Write out the entire listing below exactly as it appears, minus any pictures.
— START —
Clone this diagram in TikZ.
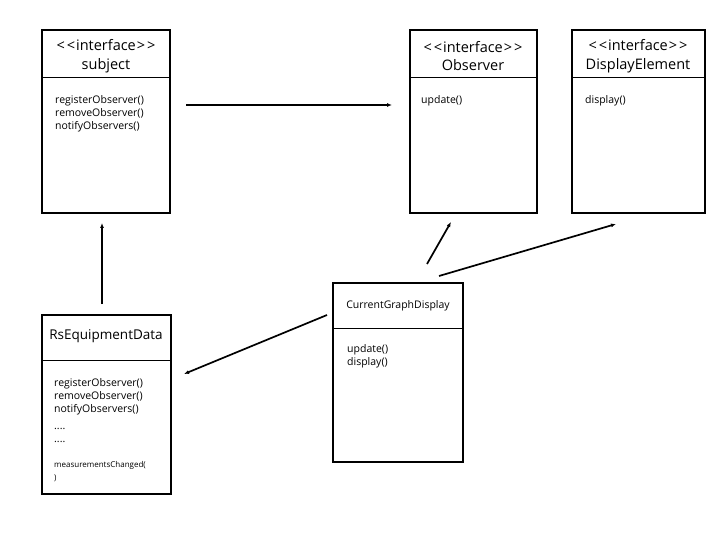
\documentclass[tikz,border=0pt]{standalone}
\usepackage{fontspec}
\setmainfont{Open Sans}
\usetikzlibrary{arrows.meta}
\newcommand{\iface}{\textless\kern2pt\textless\kern1pt interface\kern1pt\textgreater\kern2pt\textgreater}

\begin{document}
\begin{tikzpicture}[x=1pt, y=-1pt, >={Latex[length=5pt,width=4pt]},
	classbox/.style={draw, line width=2.8pt, inner sep=0pt},
	title/.style={font=\fontsize{14.5}{18.5}\selectfont, align=center},
	meth/.style={font=\fontsize{10.5}{13}\selectfont, anchor=north west, align=left, inner sep=0pt},
	link/.style={->, line width=1.7pt}]
	\useasboundingbox (0,0) rectangle (720,540);
	% class boxes: name/left/top/right/bottom/divider
	\foreach \nm/\l/\t/\r/\b/\d in {subj/42/30/170/213/77, obs/410/30/537/213/77, disp/572/30/705/213/77, rsdata/42/315/171/494/360, graph/333/283/463/462/328} {
		\draw[classbox] (\l,\t) rectangle (\r,\b);
		\draw[line width=0.6pt] (\l,\d) -- (\r,\d);
		\node[inner sep=0pt] (\nm) at ({(\l+\r)/2},{(\t+\b)/2}) {};
	}
	% headers
	\node[title] (subjhead) at (106,56) {\iface\\subject};
	\node[title] (obshead) at (473,56) {\iface\\Observer};
	\node[title] (disphead) at (638,56) {\iface\\DisplayElement};
	\node[title, font=\fontsize{13.5}{16}\selectfont] (rshead) at (106,336) {RsEquipmentData};
	\node[title, font=\fontsize{10.5}{12}\selectfont] (graphhead) at (398,306) {CurrentGraphDisplay};
	% methods
	\node[meth] (subjops) at (55,95) {registerObserver()\\removeObserver()\\notifyObservers()};
	\node[meth] (obsops) at (421,95) {update()};
	\node[meth] (dispops) at (585,95) {display()};
	\node[meth] (graphops) at (347,344) {update()\\display()};
	\node[meth] (rsops) at (54,378) {registerObserver()\\removeObserver()\\notifyObservers()};
	\node[meth] (rsdots) at (54,428) {....\\....};
	\node[meth, font=\fontsize{8}{13}\selectfont] (rschanged) at (54,461) {measurementsChanged(\\)};
	% connector ends
	\coordinate (a1) at (186,105);  \coordinate (a2) at (392,105);
	\coordinate (b1) at (102,304);  \coordinate (b2) at (102,223);
	\coordinate (c1) at (427,264);  \coordinate (c2) at (451,222);
	\coordinate (d1) at (439,276);  \coordinate (d2) at (616,224);
	\coordinate (e1) at (327,315);  \coordinate (e2) at (184,374);
	\foreach \s/\e in {a1/a2, b1/b2, c1/c2, d1/d2, e1/e2}
		\draw[link] (\s) -- (\e);
\end{tikzpicture}
\end{document}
— END —
**Result**
Clone this diagram in TikZ.
\documentclass[tikz,border=0pt]{standalone}
\usepackage{fontspec}
\setmainfont{Open Sans}
\usetikzlibrary{arrows.meta}
\newcommand{\iface}{\textless\kern2pt\textless\kern1pt interface\kern1pt\textgreater\kern2pt\textgreater}

\begin{document}
\begin{tikzpicture}[x=1pt, y=-1pt, >={Latex[length=5pt,width=4pt]},
	classbox/.style={draw, line width=2.8pt, inner sep=0pt},
	title/.style={font=\fontsize{14.5}{18.5}\selectfont, align=center},
	meth/.style={font=\fontsize{10.5}{13}\selectfont, anchor=north west, align=left, inner sep=0pt},
	link/.style={->, line width=1.7pt}]
	\useasboundingbox (0,0) rectangle (720,540);
	% class boxes: name/left/top/right/bottom/divider
	\foreach \nm/\l/\t/\r/\b/\d in {subj/42/30/170/213/77, obs/410/30/537/213/77, disp/572/30/705/213/77, rsdata/42/315/171/494/360, graph/333/283/463/462/328} {
		\draw[classbox] (\l,\t) rectangle (\r,\b);
		\draw[line width=0.6pt] (\l,\d) -- (\r,\d);
		\node[inner sep=0pt] (\nm) at ({(\l+\r)/2},{(\t+\b)/2}) {};
	}
	% headers
	\node[title] (subjhead) at (106,56) {\iface\\subject};
	\node[title] (obshead) at (473,56) {\iface\\Observer};
	\node[title] (disphead) at (638,56) {\iface\\DisplayElement};
	\node[title, font=\fontsize{13.5}{16}\selectfont] (rshead) at (106,336) {RsEquipmentData};
	\node[title, font=\fontsize{10.5}{12}\selectfont] (graphhead) at (398,306) {CurrentGraphDisplay};
	% methods
	\node[meth] (subjops) at (55,95) {registerObserver()\\removeObserver()\\notifyObservers()};
	\node[meth] (obsops) at (421,95) {update()};
	\node[meth] (dispops) at (585,95) {display()};
	\node[meth] (graphops) at (347,344) {update()\\display()};
	\node[meth] (rsops) at (54,378) {registerObserver()\\removeObserver()\\notifyObservers()};
	\node[meth] (rsdots) at (54,428) {....\\....};
	\node[meth, font=\fontsize{8}{13}\selectfont] (rschanged) at (54,461) {measurementsChanged(\\)};
	% connector ends
	\coordinate (a1) at (186,105);  \coordinate (a2) at (392,105);
	\coordinate (b1) at (102,304);  \coordinate (b2) at (102,223);
	\coordinate (c1) at (427,264);  \coordinate (c2) at (451,222);
	\coordinate (d1) at (439,276);  \coordinate (d2) at (616,224);
	\coordinate (e1) at (327,315);  \coordinate (e2) at (184,374);
	\foreach \s/\e in {a1/a2, b1/b2, c1/c2, d1/d2, e1/e2}
		\draw[link] (\s) -- (\e);
\end{tikzpicture}
\end{document}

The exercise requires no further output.